In a wide-ranging interview with Empire timed to Spider-Man: Brand New Day, which opens July 31, Holland said he wants to stay involved in Marvel’s Spider-Man universe even as he acknowledges his own tenure will eventually end. “For whoever’s next, whether that is a Miles Morales or a Spider-Gwen or a Spider-Woman or something like that, I would love to be a part of setting up the next chapter,” he said.
The parallel to his own origins was explicit: Holland’s Marvel journey began with Robert Downey Jr. helping launch his version of Peter Parker into the MCU, and the actor said he would draw inspiration from that model. “If I could do what Downey did for me, then I would be so content swinging off into the sunset,” he told the magazine.

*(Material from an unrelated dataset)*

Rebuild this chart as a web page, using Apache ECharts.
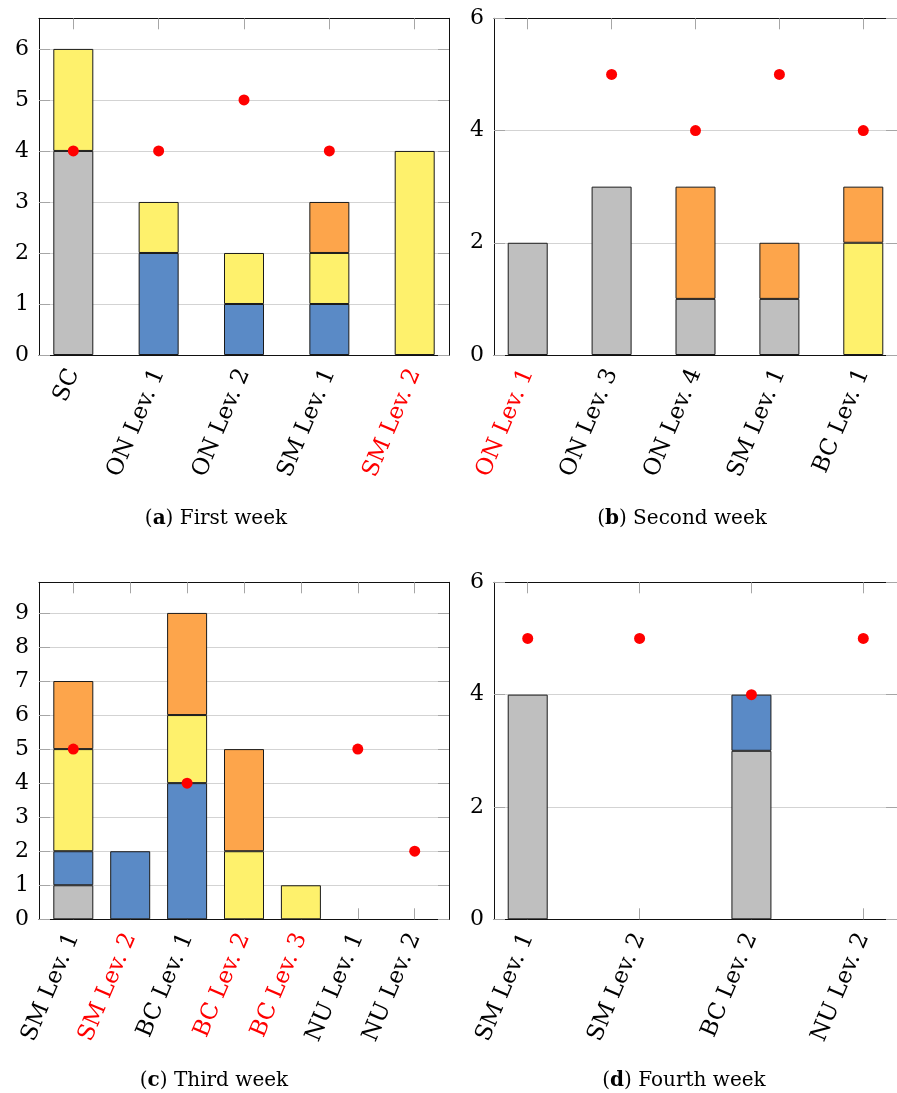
<!DOCTYPE html>
<html><head><meta charset="utf-8">
<script src="https://cdn.jsdelivr.net/npm/echarts@6/dist/echarts.min.js"></script>
<style>html,body{margin:0;padding:0;background:#fff}#c{width:897px;height:1093px}</style>
</head><body><div id="c"></div>
<script>
// ---- (a) First week ----
const catsA = ['SC', 'ON Lev. 1', 'ON Lev. 2', 'SM Lev. 1', 'SM Lev. 2'];
const redA = [false, false, false, false, true];
const greyA = [4, 0, 0, 0, 0];
const blueA = [0, 2, 1, 1, 0];
const yellowA = [2, 1, 1, 1, 4];
const orangeA = [0, 0, 0, 1, 0];
const dotsA = [4, 4, 5, 4, null];
const yTicksA = [0, 1, 2, 3, 4, 5, 6];

// ---- (b) Second week ----
const catsB = ['ON Lev. 1', 'ON Lev. 3', 'ON Lev. 4', 'SM Lev. 1', 'BC Lev. 1'];
const redB = [true, false, false, false, false];
const greyB = [2, 3, 1, 1, 0];
const blueB = [0, 0, 0, 0, 0];
const yellowB = [0, 0, 0, 0, 2];
const orangeB = [0, 0, 2, 1, 1];
const dotsB = [null, 5, 4, 5, 4];
const yTicksB = [0, 2, 4, 6];

// ---- (c) Third week ----
const catsC = ['SM Lev. 1', 'SM Lev. 2', 'BC Lev. 1', 'BC Lev. 2', 'BC Lev. 3', 'NU Lev. 1', 'NU Lev. 2'];
const redC = [false, true, false, true, true, false, false];
const greyC = [1, 0, 0, 0, 0, 0, 0];
const blueC = [1, 2, 4, 0, 0, 0, 0];
const yellowC = [3, 0, 2, 2, 1, 0, 0];
const orangeC = [2, 0, 3, 3, 0, 0, 0];
const dotsC = [5, null, 4, null, null, 5, 2];
const yTicksC = [0, 1, 2, 3, 4, 5, 6, 7, 8, 9];

// ---- (d) Fourth week ----
const catsD = ['SM Lev. 1', 'SM Lev. 2', 'BC Lev. 2', 'NU Lev. 2'];
const redD = [false, false, false, false];
const greyD = [4, 0, 3, 0];
const blueD = [0, 0, 1, 0];
const yellowD = [0, 0, 0, 0];
const orangeD = [0, 0, 0, 0];
const dotsD = [5, 5, 4, 5];
const yTicksD = [0, 2, 4, 6];

const captions = [['a', 'First week'], ['b', 'Second week'], ['c', 'Third week'], ['d', 'Fourth week']];

// ---- styling / layout ----
const FONT = 'DejaVu Serif';
const COLORS = { grey: '#bfbfbf', blue: '#5a8ac6', yellow: '#fef16c', orange: '#fda54b' };
const PLOT_W = 410, PAD = 34.3;

const panels = [
  { cats: catsA, red: redA, layers: [greyA, blueA, yellowA, orangeA], dots: dotsA, yTicks: yTicksA, ymax: 6.6, interval: 1,
    grid: { left: 39, top: 18.3, h: 336.7 }, cap: { x: 216, y: 519 } },
  { cats: catsB, red: redB, layers: [greyB, blueB, yellowB, orangeB], dots: dotsB, yTicks: yTicksB, ymax: 6, interval: 2,
    grid: { left: 494, top: 18.3, h: 336.7 }, cap: { x: 682, y: 519 } },
  { cats: catsC, red: redC, layers: [greyC, blueC, yellowC, orangeC], dots: dotsC, yTicks: yTicksC, ymax: 9.9, interval: 1,
    grid: { left: 39, top: 582.3, h: 337 }, cap: { x: 214, y: 1081 } },
  { cats: catsD, red: redD, layers: [greyD, blueD, yellowD, orangeD], dots: dotsD, yTicks: yTicksD, ymax: 6, interval: 2,
    grid: { left: 494, top: 582.3, h: 337 }, cap: { x: 684, y: 1081 } }
];
const layerColors = [COLORS.grey, COLORS.blue, COLORS.yellow, COLORS.orange];

const grids = [], xAxes = [], yAxes = [], series = [], graphics = [];
const tickStyle = { show: true, inside: true, length: 11, lineStyle: { color: '#a6a6a6', width: 1 } };
const lineStyle = { show: true, onZero: false, lineStyle: { color: '#111', width: 1 } };

panels.forEach((p, k) => {
  const n = p.cats.length;
  const sp = (PLOT_W - 2 * PAD) / (n - 1);
  const pad = PAD / sp;
  grids.push({ left: p.grid.left, top: p.grid.top, width: PLOT_W, height: p.grid.h, containLabel: false });
  const idx = p.cats.map((_, i) => i);
  const xBase = { type: 'value', gridIndex: k, min: -pad, max: n - 1 + pad, splitLine: { show: false },
    axisLine: lineStyle, axisTick: Object.assign({}, tickStyle, { customValues: idx }) };
  xAxes.push(Object.assign({}, xBase, { position: 'bottom',
    axisLabel: { customValues: idx, rotate: 67, margin: 15, fontFamily: FONT, fontSize: 23,
      formatter: v => p.cats[Math.round(v)],
      color: v => p.red[Math.round(Number(v))] ? '#ff0000' : '#000' } }));
  xAxes.push(Object.assign({}, xBase, { position: 'top', axisLabel: { show: false } }));
  const yBase = { type: 'value', gridIndex: k, min: 0, max: p.ymax, interval: p.interval,
    axisLine: lineStyle, axisTick: Object.assign({}, tickStyle, { customValues: p.yTicks }) };
  yAxes.push(Object.assign({}, yBase, { position: 'left',
    splitLine: { show: true, lineStyle: { color: '#d3d3d3', width: 1 } },
    axisLabel: { customValues: p.yTicks, margin: 10, fontFamily: FONT, fontSize: 22, color: '#000' } }));
  yAxes.push(Object.assign({}, yBase, { position: 'right', splitLine: { show: false }, axisLabel: { show: false } }));

  p.layers.forEach((vals, li) => {
    // value first so that the stacked dimension is the y value
    series.push({ type: 'bar', xAxisIndex: 2 * k, yAxisIndex: 2 * k, stack: 's' + k, barWidth: 40,
      encode: { x: 1, y: 0 },
      data: vals.map((v, i) => [v ? v : '-', i]),
      itemStyle: { color: layerColors[li], borderColor: '#1a1a1a', borderWidth: 1 },
      emphasis: { disabled: true }, z: 2 });
  });
  series.push({ type: 'scatter', xAxisIndex: 2 * k, yAxisIndex: 2 * k, symbol: 'circle', symbolSize: 11,
    data: p.dots.map((v, i) => v == null ? null : [i, v]).filter(d => d),
    itemStyle: { color: '#ff0000', opacity: 1 }, z: 5 });

  graphics.push({ type: 'text', x: p.cap.x, y: p.cap.y,
    style: { text: '{p|(}{b|' + captions[k][0] + '}{p|) ' + captions[k][1] + '}',
      align: 'center', verticalAlign: 'middle',
      rich: { p: { fontFamily: FONT, fontSize: 20, fill: '#000' },
              b: { fontFamily: FONT, fontSize: 20, fontWeight: 'bold', fill: '#000' } } } });
});

const chart = echarts.init(document.getElementById('c'), null, { renderer: 'canvas' });
chart.setOption({ animation: false, backgroundColor: '#fff', grid: grids, xAxis: xAxes, yAxis: yAxes,
  series: series, graphic: graphics });
</script></body></html>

The comments arrive at a complicated moment for the Spider-Man succession question. Marvel Studios president Kevin Feige has said Sony has told Marvel to stay away from a live-action Miles Morales for now, with Sony finishing the animated Spider-Verse trilogy first — Beyond the Spider-Verse is currently set for June 25, 2027. Holland’s remarks suggest neither Miles nor Gwen Stacy will appear in Brand New Day, though he left the door open for surprises.
What is clear is that Holland himself has taken a more active role shaping this film than any previous entry. He told Empire this was “the first time in my tenure as Spider-Man that I was kind of welcomed into the writers’ room,” meeting with producers every two weeks to pitch ideas and discuss where the character should go. One of those pitches stuck. Holland proposed that Peter Parker’s powers begin evolving in strange and unpredictable ways — a concept he initially called “Spider-Puberty,” which the studio immediately rejected as a title but embraced as a story engine. “They liked the kernel of the idea, and it grew into what we have in the movie now,” he said.
Feige, for his part, has described Brand New Day as “the first Spider-Man film that we’ve made in the MCU that is focused on the classic elements of Spider-Man,” a pitch that positions the film as a deliberate correction — stripping away the Avengers scaffolding and returning Parker to street-level heroics. Holland is not expected to appear in Avengers: Doomsday, due in December 2026, which gives Brand New Day the feel of a closing chapter even as the studio frames it as a beginning.
The cast includes Zendaya, Jacob Batalon, Jon Bernthal as the Punisher, Sadie Sink, and Mark Ruffalo returning as the Hulk. Director Destin Daniel Cretton, who previously helmed Shang-Chi, wrapped filming earlier this year.